■ **Aim**
Present every line in which the string "page" appears.

•••••

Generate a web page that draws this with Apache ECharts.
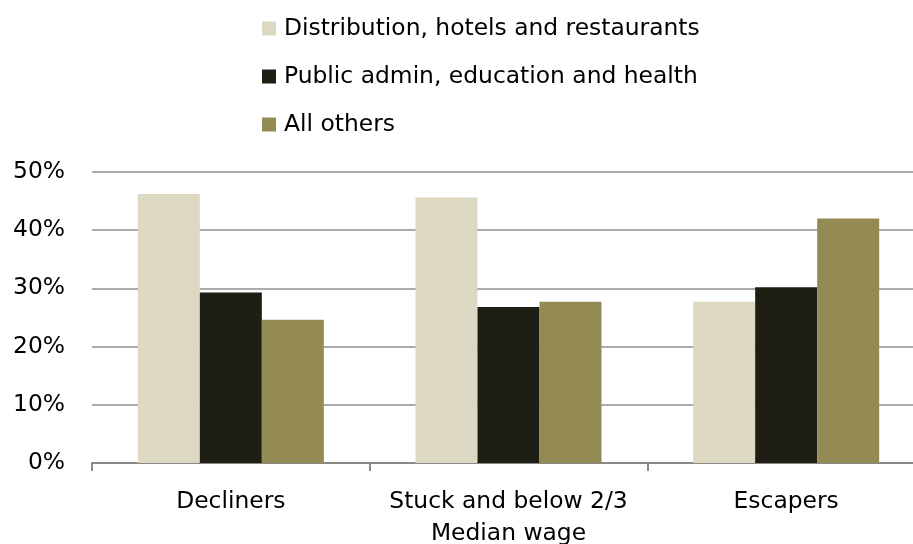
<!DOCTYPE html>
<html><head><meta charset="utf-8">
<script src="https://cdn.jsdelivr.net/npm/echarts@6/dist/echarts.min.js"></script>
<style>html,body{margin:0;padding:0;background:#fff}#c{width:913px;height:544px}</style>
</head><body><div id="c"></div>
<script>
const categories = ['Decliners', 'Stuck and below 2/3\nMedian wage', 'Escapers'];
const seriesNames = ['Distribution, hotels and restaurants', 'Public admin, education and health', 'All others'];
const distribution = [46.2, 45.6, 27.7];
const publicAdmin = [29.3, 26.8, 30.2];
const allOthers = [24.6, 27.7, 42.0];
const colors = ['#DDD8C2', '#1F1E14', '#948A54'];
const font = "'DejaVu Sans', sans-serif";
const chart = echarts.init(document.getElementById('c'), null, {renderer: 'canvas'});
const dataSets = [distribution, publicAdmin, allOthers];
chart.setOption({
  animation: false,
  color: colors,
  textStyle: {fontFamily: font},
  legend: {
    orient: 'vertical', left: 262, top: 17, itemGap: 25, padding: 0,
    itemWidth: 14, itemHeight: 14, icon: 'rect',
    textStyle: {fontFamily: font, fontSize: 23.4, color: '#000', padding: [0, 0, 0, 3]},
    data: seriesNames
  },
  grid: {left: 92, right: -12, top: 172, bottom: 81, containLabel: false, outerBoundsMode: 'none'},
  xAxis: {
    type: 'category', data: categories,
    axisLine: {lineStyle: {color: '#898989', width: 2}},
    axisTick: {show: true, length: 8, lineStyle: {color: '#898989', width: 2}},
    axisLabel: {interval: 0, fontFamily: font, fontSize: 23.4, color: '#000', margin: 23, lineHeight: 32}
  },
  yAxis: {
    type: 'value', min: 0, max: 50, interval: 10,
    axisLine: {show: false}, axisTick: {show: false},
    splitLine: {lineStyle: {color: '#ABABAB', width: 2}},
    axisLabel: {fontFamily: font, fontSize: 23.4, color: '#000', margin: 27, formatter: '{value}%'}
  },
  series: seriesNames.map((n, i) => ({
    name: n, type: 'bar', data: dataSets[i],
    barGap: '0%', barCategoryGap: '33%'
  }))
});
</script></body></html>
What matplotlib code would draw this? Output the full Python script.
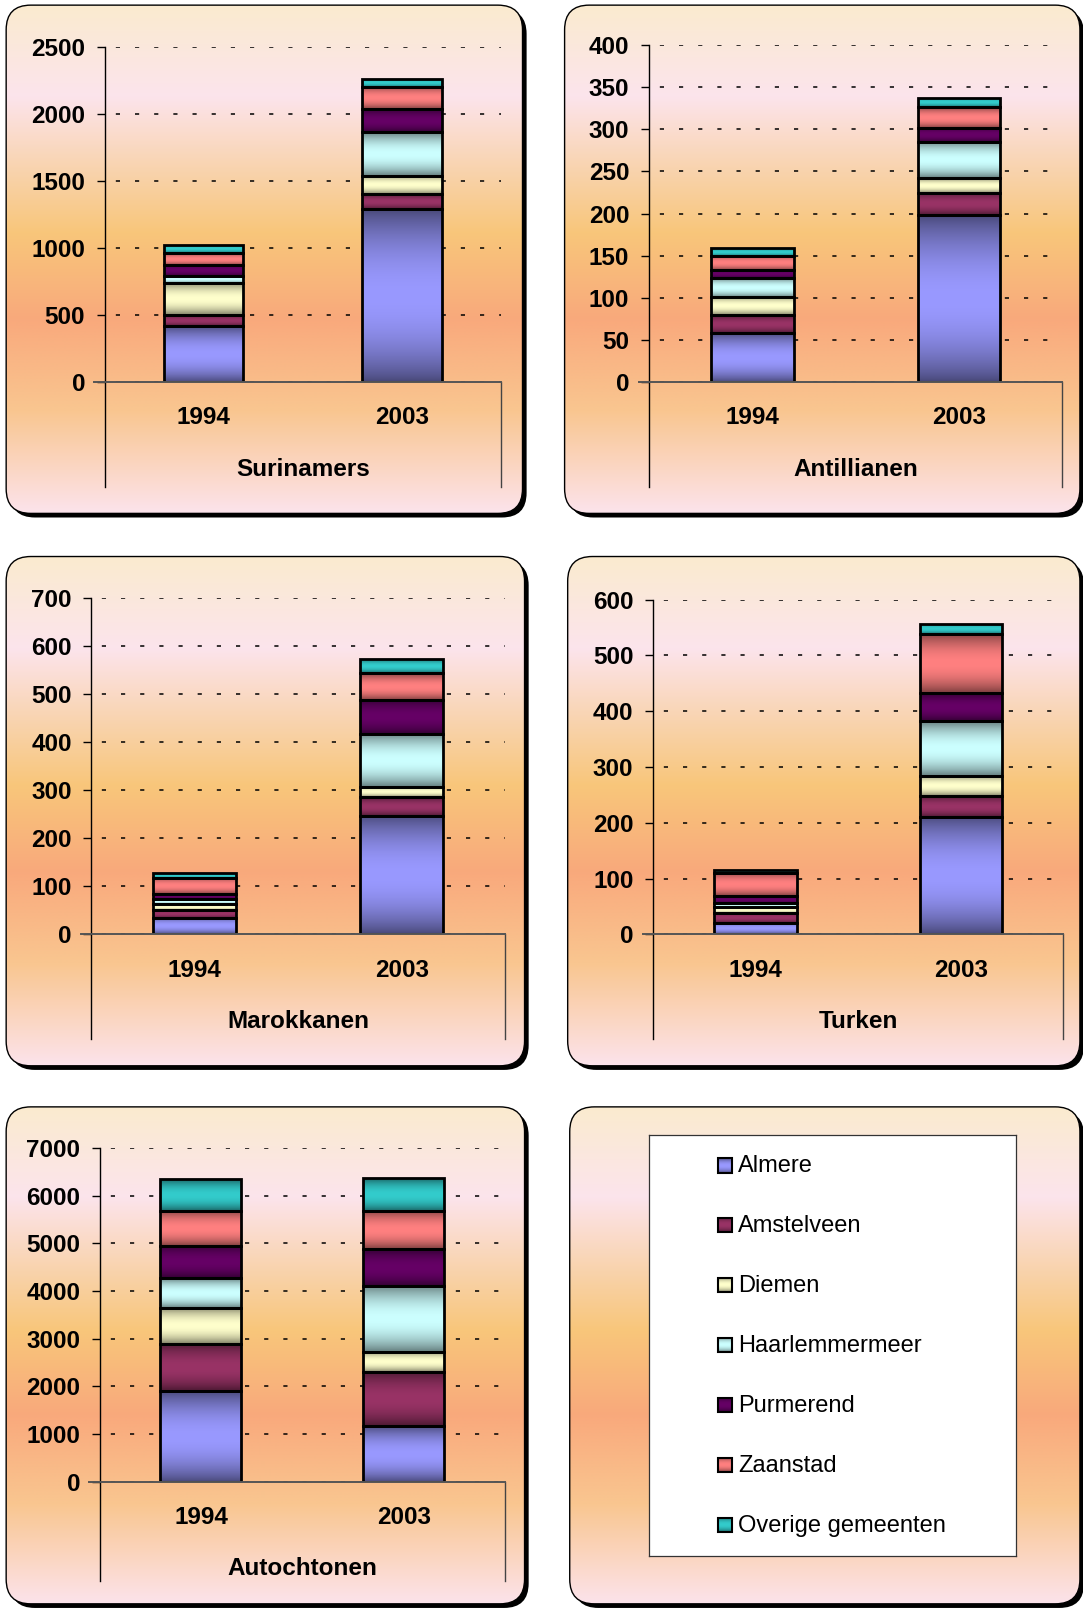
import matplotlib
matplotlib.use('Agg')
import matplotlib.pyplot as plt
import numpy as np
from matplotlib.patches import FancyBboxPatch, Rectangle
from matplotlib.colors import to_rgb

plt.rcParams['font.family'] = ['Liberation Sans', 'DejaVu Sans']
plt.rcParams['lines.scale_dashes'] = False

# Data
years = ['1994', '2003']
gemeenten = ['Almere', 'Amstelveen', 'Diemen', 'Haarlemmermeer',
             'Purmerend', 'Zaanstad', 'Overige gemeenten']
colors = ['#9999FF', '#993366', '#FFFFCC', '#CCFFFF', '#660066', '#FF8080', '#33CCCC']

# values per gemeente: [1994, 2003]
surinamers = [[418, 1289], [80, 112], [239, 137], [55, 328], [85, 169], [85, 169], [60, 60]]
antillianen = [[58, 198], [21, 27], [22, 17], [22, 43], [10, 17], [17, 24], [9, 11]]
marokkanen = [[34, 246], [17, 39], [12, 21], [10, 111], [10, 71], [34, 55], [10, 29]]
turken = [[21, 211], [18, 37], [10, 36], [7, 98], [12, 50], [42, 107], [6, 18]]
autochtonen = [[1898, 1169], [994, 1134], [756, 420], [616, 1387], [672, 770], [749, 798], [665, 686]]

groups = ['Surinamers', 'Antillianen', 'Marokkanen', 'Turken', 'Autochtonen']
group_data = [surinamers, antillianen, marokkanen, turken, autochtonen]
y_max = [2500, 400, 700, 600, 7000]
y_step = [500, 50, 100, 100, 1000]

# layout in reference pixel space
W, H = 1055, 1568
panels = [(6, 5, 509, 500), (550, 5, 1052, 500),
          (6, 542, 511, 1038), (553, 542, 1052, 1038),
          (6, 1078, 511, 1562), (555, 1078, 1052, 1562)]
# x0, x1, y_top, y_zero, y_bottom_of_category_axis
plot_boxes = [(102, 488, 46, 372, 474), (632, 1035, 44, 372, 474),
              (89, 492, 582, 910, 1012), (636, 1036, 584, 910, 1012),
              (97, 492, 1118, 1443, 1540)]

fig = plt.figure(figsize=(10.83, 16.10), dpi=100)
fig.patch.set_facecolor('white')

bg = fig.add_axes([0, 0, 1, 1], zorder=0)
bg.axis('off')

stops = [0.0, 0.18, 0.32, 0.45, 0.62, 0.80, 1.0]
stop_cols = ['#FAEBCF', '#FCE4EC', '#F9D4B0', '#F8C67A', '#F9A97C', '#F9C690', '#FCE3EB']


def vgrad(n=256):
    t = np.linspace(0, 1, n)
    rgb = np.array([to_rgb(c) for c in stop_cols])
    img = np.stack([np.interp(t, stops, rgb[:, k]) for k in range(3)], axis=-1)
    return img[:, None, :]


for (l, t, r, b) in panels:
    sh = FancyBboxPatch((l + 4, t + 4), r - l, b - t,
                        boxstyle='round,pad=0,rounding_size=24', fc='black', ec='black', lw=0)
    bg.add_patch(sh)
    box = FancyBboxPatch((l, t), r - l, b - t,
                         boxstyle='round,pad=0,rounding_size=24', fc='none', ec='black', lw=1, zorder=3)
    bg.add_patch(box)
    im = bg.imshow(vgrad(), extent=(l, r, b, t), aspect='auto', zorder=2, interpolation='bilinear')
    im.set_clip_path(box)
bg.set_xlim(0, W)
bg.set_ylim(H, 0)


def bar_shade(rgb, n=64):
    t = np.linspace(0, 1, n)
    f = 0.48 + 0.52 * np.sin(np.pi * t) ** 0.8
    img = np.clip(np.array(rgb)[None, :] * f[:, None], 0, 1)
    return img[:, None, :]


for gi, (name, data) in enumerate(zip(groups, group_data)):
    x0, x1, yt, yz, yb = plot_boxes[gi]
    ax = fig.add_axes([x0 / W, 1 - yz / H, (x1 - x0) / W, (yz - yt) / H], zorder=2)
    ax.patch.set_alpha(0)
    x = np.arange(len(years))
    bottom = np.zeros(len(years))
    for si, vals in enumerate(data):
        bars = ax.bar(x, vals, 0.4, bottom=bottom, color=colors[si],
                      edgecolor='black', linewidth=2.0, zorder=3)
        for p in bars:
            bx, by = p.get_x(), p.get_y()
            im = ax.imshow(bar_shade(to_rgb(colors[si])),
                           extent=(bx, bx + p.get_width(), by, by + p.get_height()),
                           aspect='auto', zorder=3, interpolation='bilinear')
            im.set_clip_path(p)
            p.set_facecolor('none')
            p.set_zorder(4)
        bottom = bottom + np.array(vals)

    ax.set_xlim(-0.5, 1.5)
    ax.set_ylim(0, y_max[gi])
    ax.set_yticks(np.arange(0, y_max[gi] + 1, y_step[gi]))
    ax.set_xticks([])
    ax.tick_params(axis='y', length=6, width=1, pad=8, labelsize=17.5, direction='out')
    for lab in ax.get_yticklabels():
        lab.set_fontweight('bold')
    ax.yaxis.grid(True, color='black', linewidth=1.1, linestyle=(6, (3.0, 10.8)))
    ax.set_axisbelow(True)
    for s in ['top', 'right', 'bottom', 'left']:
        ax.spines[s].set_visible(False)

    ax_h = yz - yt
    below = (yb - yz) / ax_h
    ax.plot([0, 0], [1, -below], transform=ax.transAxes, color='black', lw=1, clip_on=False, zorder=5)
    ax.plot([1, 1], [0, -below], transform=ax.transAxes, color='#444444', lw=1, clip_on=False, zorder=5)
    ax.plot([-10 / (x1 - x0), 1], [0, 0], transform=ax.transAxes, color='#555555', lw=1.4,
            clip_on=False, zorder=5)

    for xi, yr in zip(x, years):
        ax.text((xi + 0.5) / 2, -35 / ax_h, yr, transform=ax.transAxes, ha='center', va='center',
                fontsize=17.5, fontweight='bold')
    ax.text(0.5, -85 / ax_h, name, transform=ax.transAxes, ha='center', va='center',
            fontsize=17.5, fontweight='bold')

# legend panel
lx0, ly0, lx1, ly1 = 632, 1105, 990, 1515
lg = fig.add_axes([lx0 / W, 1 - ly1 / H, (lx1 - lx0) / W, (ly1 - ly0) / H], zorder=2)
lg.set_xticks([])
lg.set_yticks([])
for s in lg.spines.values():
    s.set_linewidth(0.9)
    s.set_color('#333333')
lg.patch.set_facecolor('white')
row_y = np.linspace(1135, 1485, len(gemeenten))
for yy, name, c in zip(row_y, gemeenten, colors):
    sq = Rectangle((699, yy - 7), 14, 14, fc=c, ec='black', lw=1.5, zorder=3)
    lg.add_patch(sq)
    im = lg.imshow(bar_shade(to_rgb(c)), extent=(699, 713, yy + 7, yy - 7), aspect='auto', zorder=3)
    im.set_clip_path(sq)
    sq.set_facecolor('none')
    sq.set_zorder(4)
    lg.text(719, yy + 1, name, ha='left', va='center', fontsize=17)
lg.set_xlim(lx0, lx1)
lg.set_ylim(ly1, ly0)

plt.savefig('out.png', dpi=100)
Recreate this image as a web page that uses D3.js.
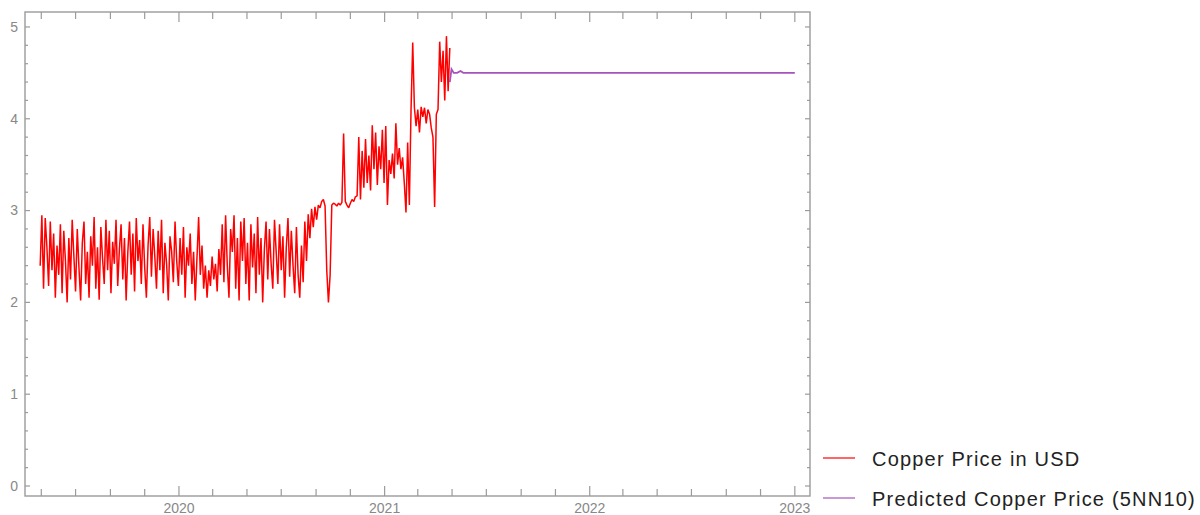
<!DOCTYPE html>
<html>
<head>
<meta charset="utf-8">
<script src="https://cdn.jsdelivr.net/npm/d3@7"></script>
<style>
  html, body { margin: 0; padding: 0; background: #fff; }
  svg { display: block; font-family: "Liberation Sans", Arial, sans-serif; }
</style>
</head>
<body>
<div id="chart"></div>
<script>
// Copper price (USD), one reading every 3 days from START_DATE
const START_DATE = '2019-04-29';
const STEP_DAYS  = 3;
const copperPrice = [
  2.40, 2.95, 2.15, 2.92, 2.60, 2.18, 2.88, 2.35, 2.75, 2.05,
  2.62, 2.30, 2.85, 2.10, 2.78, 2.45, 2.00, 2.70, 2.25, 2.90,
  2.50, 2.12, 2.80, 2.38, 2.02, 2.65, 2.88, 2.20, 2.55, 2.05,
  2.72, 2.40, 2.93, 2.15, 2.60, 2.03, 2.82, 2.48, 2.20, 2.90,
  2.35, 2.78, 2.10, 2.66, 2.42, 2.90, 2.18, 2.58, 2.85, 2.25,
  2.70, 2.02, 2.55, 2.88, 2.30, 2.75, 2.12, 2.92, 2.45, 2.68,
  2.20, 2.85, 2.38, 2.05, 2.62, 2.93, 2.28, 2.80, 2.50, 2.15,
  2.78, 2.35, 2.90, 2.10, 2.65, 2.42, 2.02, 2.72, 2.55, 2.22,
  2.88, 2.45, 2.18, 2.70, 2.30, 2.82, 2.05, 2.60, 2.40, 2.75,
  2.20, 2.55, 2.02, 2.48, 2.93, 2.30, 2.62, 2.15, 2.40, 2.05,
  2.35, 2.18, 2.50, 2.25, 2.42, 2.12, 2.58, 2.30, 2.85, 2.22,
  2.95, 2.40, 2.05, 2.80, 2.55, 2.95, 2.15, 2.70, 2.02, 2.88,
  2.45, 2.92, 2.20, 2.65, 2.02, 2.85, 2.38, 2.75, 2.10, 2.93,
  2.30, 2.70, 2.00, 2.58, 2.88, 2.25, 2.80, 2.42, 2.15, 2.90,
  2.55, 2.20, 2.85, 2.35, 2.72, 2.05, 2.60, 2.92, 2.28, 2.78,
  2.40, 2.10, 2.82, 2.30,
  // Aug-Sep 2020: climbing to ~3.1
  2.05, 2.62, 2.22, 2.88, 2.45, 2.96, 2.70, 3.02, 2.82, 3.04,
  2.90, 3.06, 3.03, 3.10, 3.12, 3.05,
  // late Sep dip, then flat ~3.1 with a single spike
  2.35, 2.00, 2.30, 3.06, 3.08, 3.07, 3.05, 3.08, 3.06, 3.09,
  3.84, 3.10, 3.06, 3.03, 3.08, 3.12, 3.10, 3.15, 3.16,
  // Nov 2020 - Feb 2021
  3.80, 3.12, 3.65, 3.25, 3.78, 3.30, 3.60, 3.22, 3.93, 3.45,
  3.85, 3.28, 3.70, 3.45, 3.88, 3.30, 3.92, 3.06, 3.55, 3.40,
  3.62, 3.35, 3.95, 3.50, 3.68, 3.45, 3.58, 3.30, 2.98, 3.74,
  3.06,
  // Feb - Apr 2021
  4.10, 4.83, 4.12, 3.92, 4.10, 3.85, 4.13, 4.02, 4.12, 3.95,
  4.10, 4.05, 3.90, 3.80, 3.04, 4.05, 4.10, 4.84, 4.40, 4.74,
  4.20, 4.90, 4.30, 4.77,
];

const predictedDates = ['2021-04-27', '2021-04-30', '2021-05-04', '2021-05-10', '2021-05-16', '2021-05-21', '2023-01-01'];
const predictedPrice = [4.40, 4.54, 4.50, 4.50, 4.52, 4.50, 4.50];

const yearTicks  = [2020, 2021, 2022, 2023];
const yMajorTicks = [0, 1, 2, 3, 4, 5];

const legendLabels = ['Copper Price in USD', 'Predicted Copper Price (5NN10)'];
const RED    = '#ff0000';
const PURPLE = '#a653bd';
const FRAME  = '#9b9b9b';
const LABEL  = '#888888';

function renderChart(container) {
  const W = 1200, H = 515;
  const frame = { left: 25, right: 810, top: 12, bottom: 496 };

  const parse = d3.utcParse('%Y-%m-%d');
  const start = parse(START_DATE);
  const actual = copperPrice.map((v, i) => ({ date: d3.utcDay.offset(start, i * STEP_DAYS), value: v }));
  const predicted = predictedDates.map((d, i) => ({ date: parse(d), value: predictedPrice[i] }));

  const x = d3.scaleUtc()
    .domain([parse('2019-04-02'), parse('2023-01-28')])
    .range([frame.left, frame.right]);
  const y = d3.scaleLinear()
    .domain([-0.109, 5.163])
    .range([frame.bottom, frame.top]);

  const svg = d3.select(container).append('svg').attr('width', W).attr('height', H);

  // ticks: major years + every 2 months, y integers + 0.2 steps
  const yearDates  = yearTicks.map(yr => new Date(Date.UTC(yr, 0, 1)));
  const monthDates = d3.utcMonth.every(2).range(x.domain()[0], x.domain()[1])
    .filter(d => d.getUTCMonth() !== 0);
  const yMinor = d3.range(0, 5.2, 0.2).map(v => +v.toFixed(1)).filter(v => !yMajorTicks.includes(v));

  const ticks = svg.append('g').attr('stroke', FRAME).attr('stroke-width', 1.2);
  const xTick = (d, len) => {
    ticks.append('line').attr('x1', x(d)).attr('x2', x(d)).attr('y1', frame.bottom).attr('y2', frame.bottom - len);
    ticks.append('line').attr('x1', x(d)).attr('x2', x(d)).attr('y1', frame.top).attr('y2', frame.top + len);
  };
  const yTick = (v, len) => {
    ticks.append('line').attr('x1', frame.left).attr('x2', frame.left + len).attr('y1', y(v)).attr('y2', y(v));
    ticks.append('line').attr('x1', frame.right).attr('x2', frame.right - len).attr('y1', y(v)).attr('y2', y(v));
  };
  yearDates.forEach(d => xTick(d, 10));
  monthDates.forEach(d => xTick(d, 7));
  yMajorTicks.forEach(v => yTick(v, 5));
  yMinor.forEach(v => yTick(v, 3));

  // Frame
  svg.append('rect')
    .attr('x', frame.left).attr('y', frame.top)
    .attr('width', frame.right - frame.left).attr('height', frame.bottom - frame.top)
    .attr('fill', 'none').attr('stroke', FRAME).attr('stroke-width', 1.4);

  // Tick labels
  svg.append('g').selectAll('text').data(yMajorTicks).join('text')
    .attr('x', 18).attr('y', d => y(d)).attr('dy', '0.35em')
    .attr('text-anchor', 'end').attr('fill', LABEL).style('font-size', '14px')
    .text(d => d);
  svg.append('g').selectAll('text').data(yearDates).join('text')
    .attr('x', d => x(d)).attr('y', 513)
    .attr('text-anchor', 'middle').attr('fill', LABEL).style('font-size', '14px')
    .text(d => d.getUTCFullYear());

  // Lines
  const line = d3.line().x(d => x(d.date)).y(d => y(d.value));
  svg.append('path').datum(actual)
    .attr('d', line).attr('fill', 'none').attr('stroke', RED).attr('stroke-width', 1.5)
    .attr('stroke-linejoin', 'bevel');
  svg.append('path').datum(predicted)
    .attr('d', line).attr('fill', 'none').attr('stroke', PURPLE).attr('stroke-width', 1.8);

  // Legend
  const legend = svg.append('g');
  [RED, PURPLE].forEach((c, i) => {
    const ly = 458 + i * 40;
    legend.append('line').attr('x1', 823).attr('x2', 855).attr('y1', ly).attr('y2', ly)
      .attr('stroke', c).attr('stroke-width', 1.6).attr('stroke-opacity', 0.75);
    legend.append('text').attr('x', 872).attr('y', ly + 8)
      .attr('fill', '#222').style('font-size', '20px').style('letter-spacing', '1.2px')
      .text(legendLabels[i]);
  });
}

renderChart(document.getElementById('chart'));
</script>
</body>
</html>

•••••

■ **Solved exercise**
Generate a web page that draws this with Apache ECharts.
Recreate this image as a web page that uses D3.js.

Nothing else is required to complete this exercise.